| INFORMATION SUPPLIED |
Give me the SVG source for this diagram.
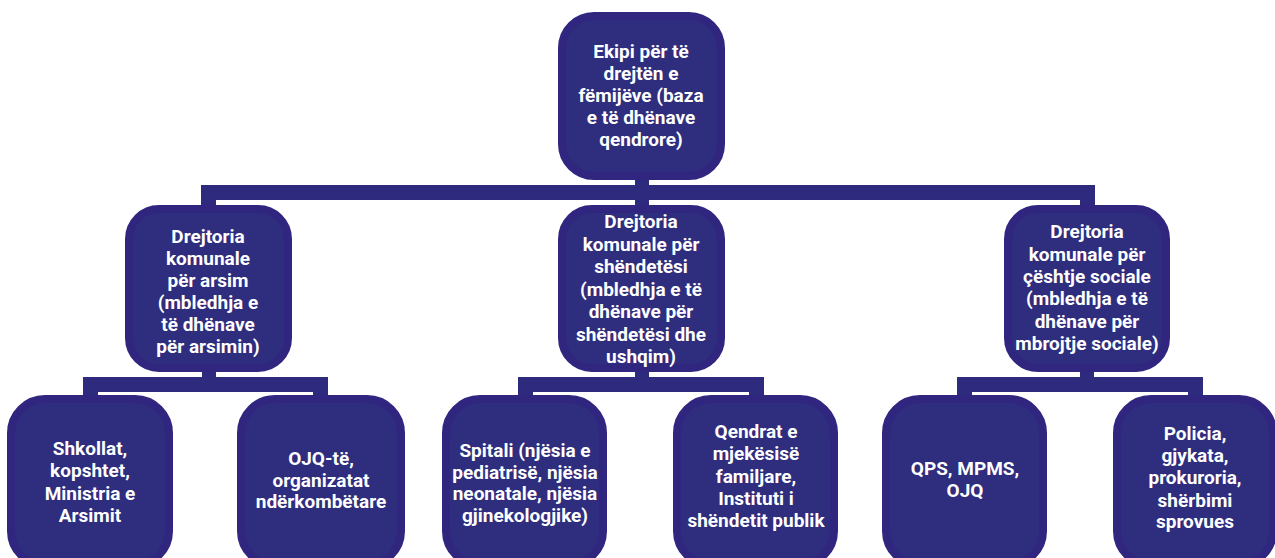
<svg xmlns="http://www.w3.org/2000/svg" width="1275" height="558" viewBox="0 0 1275 558">
<style>
.box{fill:#2e2d7e;stroke:#30267f;stroke-width:8}
.conn{fill:#2e2a7e}
text{font-family:Roboto,"Noto Sans",sans-serif;font-weight:bold;font-size:19px;fill:#ffffff;text-anchor:middle}
</style>
<rect width="1275" height="558" fill="#ffffff"/>
<g id="connectors">
<rect class="conn" x="635" y="178" width="14" height="30"/>
<rect class="conn" x="201" y="185" width="894" height="15" rx="4"/>
<rect class="conn" x="201" y="185" width="15" height="24"/>
<rect class="conn" x="1080" y="185" width="15" height="24"/>
<rect class="conn" x="83" y="377" width="245" height="15" rx="4"/>
<rect class="conn" x="83" y="377" width="15" height="22"/>
<rect class="conn" x="313" y="377" width="15" height="22"/>
<rect class="conn" x="202" y="368" width="14" height="12"/>
<rect class="conn" x="518" y="377" width="246" height="15" rx="4"/>
<rect class="conn" x="518" y="377" width="15" height="22"/>
<rect class="conn" x="749" y="377" width="15" height="22"/>
<rect class="conn" x="635" y="368" width="14" height="12"/>
<rect class="conn" x="957" y="377" width="246" height="15" rx="4"/>
<rect class="conn" x="957" y="377" width="15" height="22"/>
<rect class="conn" x="1188" y="377" width="15" height="22"/>
<rect class="conn" x="1080" y="368" width="14" height="12"/>
</g>
<g id="n0">
<rect class="box" x="562" y="16" width="159" height="160" rx="32"/>
<text x="641" y="58">Ekipi për të</text>
<text x="641" y="80">drejtën e</text>
<text x="641" y="102">fëmijëve (baza</text>
<text x="641" y="124">e të dhënave</text>
<text x="641" y="146">qendrore)</text>
</g>
<g id="n1">
<rect class="box" x="129" y="209" width="159" height="159" rx="30"/>
<text x="208" y="243">Drejtoria</text>
<text x="208" y="265">komunale</text>
<text x="208" y="287">për arsim</text>
<text x="208" y="309">(mbledhja e</text>
<text x="208" y="331">të dhënave</text>
<text x="208" y="353">për arsimin)</text>
</g>
<g id="n2">
<rect class="box" x="562" y="209" width="159" height="159" rx="30"/>
<text x="641" y="228">Drejtoria</text>
<text x="641" y="250.5">komunale për</text>
<text x="641" y="273">shëndetësi</text>
<text x="641" y="295.5">(mbledhja e të</text>
<text x="641" y="318">dhënave për</text>
<text x="641" y="340.5">shëndetësi dhe</text>
<text x="641" y="363">ushqim)</text>
</g>
<g id="n3">
<rect class="box" x="1008" y="209" width="158" height="159" rx="30"/>
<text x="1087" y="238">Drejtoria</text>
<text x="1087" y="260.5">komunale për</text>
<text x="1087" y="283">çështje sociale</text>
<text x="1087" y="305">(mbledhja e të</text>
<text x="1087" y="327.5">dhënave për</text>
<text x="1087" y="350">mbrojtje sociale)</text>
</g>
<g id="n4">
<rect class="box" x="11" y="399" width="158" height="166" rx="34"/>
<text x="90" y="455">Shkollat,</text>
<text x="90" y="477">kopshtet,</text>
<text x="90" y="500">Ministria e</text>
<text x="90" y="522">Arsimit</text>
</g>
<g id="n5">
<rect class="box" x="241" y="399" width="160" height="166" rx="34"/>
<text x="321" y="465">OJQ-të,</text>
<text x="321" y="487">organizatat</text>
<text x="321" y="508">ndërkombëtare</text>
</g>
<g id="n6">
<rect class="box" x="446" y="399" width="157" height="166" rx="34"/>
<text x="525" y="457">Spitali (njësia e</text>
<text x="525" y="478.5">pediatrisë, njësia</text>
<text x="525" y="500">neonatale, njësia</text>
<text x="525" y="522">gjinekologjike)</text>
</g>
<g id="n7">
<rect class="box" x="677" y="399" width="157" height="166" rx="34"/>
<text x="756" y="438">Qendrat e</text>
<text x="756" y="460">mjekësisë</text>
<text x="756" y="483">familjare,</text>
<text x="756" y="505">Instituti i</text>
<text x="756" y="527">shëndetit publik</text>
</g>
<g id="n8">
<rect class="box" x="886" y="399" width="157" height="166" rx="34"/>
<text x="965" y="475">QPS, MPMS,</text>
<text x="965" y="497">OJQ</text>
</g>
<g id="n9">
<rect class="box" x="1117" y="399" width="156" height="166" rx="34"/>
<text x="1195" y="440">Policia,</text>
<text x="1195" y="462">gjykata,</text>
<text x="1195" y="484">prokuroria,</text>
<text x="1195" y="507">shërbimi</text>
<text x="1195" y="528">sprovues</text>
</g>
</svg>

| TASK PROMPT |
Write out each line again precisely as it appears, skipping every picture.

| WRITTEN RESPONSE |
Give me the SVG source for this diagram.
<svg xmlns="http://www.w3.org/2000/svg" width="1275" height="558" viewBox="0 0 1275 558">
<style>
.box{fill:#2e2d7e;stroke:#30267f;stroke-width:8}
.conn{fill:#2e2a7e}
text{font-family:Roboto,"Noto Sans",sans-serif;font-weight:bold;font-size:19px;fill:#ffffff;text-anchor:middle}
</style>
<rect width="1275" height="558" fill="#ffffff"/>
<g id="connectors">
<rect class="conn" x="635" y="178" width="14" height="30"/>
<rect class="conn" x="201" y="185" width="894" height="15" rx="4"/>
<rect class="conn" x="201" y="185" width="15" height="24"/>
<rect class="conn" x="1080" y="185" width="15" height="24"/>
<rect class="conn" x="83" y="377" width="245" height="15" rx="4"/>
<rect class="conn" x="83" y="377" width="15" height="22"/>
<rect class="conn" x="313" y="377" width="15" height="22"/>
<rect class="conn" x="202" y="368" width="14" height="12"/>
<rect class="conn" x="518" y="377" width="246" height="15" rx="4"/>
<rect class="conn" x="518" y="377" width="15" height="22"/>
<rect class="conn" x="749" y="377" width="15" height="22"/>
<rect class="conn" x="635" y="368" width="14" height="12"/>
<rect class="conn" x="957" y="377" width="246" height="15" rx="4"/>
<rect class="conn" x="957" y="377" width="15" height="22"/>
<rect class="conn" x="1188" y="377" width="15" height="22"/>
<rect class="conn" x="1080" y="368" width="14" height="12"/>
</g>
<g id="n0">
<rect class="box" x="562" y="16" width="159" height="160" rx="32"/>
<text x="641" y="58">Ekipi për të</text>
<text x="641" y="80">drejtën e</text>
<text x="641" y="102">fëmijëve (baza</text>
<text x="641" y="124">e të dhënave</text>
<text x="641" y="146">qendrore)</text>
</g>
<g id="n1">
<rect class="box" x="129" y="209" width="159" height="159" rx="30"/>
<text x="208" y="243">Drejtoria</text>
<text x="208" y="265">komunale</text>
<text x="208" y="287">për arsim</text>
<text x="208" y="309">(mbledhja e</text>
<text x="208" y="331">të dhënave</text>
<text x="208" y="353">për arsimin)</text>
</g>
<g id="n2">
<rect class="box" x="562" y="209" width="159" height="159" rx="30"/>
<text x="641" y="228">Drejtoria</text>
<text x="641" y="250.5">komunale për</text>
<text x="641" y="273">shëndetësi</text>
<text x="641" y="295.5">(mbledhja e të</text>
<text x="641" y="318">dhënave për</text>
<text x="641" y="340.5">shëndetësi dhe</text>
<text x="641" y="363">ushqim)</text>
</g>
<g id="n3">
<rect class="box" x="1008" y="209" width="158" height="159" rx="30"/>
<text x="1087" y="238">Drejtoria</text>
<text x="1087" y="260.5">komunale për</text>
<text x="1087" y="283">çështje sociale</text>
<text x="1087" y="305">(mbledhja e të</text>
<text x="1087" y="327.5">dhënave për</text>
<text x="1087" y="350">mbrojtje sociale)</text>
</g>
<g id="n4">
<rect class="box" x="11" y="399" width="158" height="166" rx="34"/>
<text x="90" y="455">Shkollat,</text>
<text x="90" y="477">kopshtet,</text>
<text x="90" y="500">Ministria e</text>
<text x="90" y="522">Arsimit</text>
</g>
<g id="n5">
<rect class="box" x="241" y="399" width="160" height="166" rx="34"/>
<text x="321" y="465">OJQ-të,</text>
<text x="321" y="487">organizatat</text>
<text x="321" y="508">ndërkombëtare</text>
</g>
<g id="n6">
<rect class="box" x="446" y="399" width="157" height="166" rx="34"/>
<text x="525" y="457">Spitali (njësia e</text>
<text x="525" y="478.5">pediatrisë, njësia</text>
<text x="525" y="500">neonatale, njësia</text>
<text x="525" y="522">gjinekologjike)</text>
</g>
<g id="n7">
<rect class="box" x="677" y="399" width="157" height="166" rx="34"/>
<text x="756" y="438">Qendrat e</text>
<text x="756" y="460">mjekësisë</text>
<text x="756" y="483">familjare,</text>
<text x="756" y="505">Instituti i</text>
<text x="756" y="527">shëndetit publik</text>
</g>
<g id="n8">
<rect class="box" x="886" y="399" width="157" height="166" rx="34"/>
<text x="965" y="475">QPS, MPMS,</text>
<text x="965" y="497">OJQ</text>
</g>
<g id="n9">
<rect class="box" x="1117" y="399" width="156" height="166" rx="34"/>
<text x="1195" y="440">Policia,</text>
<text x="1195" y="462">gjykata,</text>
<text x="1195" y="484">prokuroria,</text>
<text x="1195" y="507">shërbimi</text>
<text x="1195" y="528">sprovues</text>
</g>
</svg>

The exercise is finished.